No one wins in a strike. Strikes result in missed paychecks, hard feelings and reduced services.
Sometimes the bitterness that follows lengthy labor disputes lingers for generations. Labor and management agree that whenever strikes can be avoided, everyone is better off for it. That's why Monday's news, that a tentative agreement was reached between state workers and officials in Gov. Tim Pawlenty's administration, was welcomed all across the state, from Ada to Zumbrota. Although details of the tentative pact will be outlined later this week, union leaders said the settlement includes a pay freeze and higher health care costs for most workers.
The employee health care costs, union officials said, will not be as severe as the ones originally proposed by the state. Both sides should be commended for finding common ground in order to avert a strike. If this settlement is like others, neither side got everything that it wanted, which is often the sign of a good compromise. These are tough economic times for both private and public employees. Everyone is feeling the pinch from an economy that has not yet bounced back to the vigor it displayed in the years that preceded the terrorist attacks on Sept. 11, 2001.
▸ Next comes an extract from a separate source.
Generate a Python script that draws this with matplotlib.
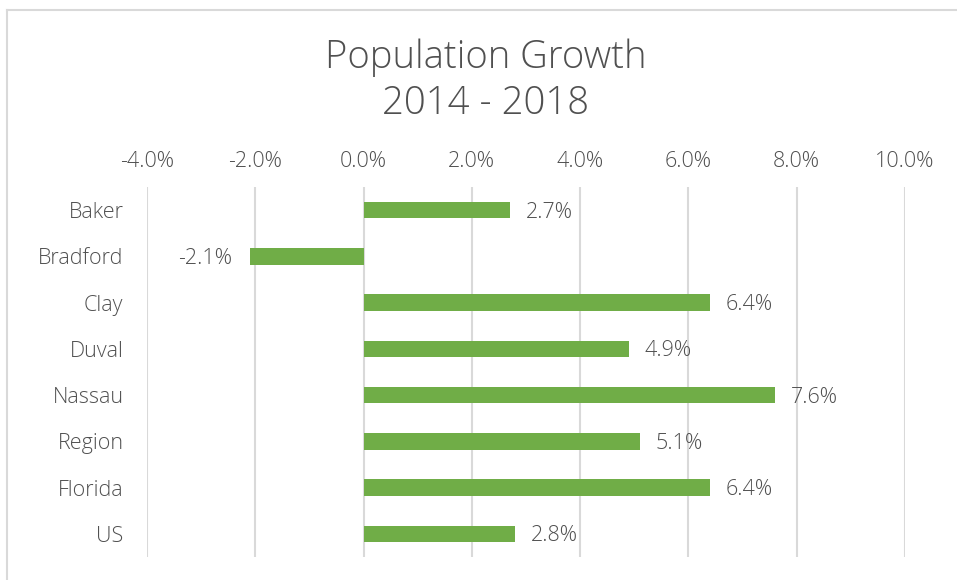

The most recent round of labor negotiations brought home the importance of health care costs and emphasized how vital those benefits are to working men and women. Judging from how labor and state officials characterized these negotiations, their differences were all about health care costs. A salary freeze for employees seemed to be a given from the outset.
There might be grumbling from both sides that they had to give up too much, but the state will certainly be better off now that a strike has tentatively been averted.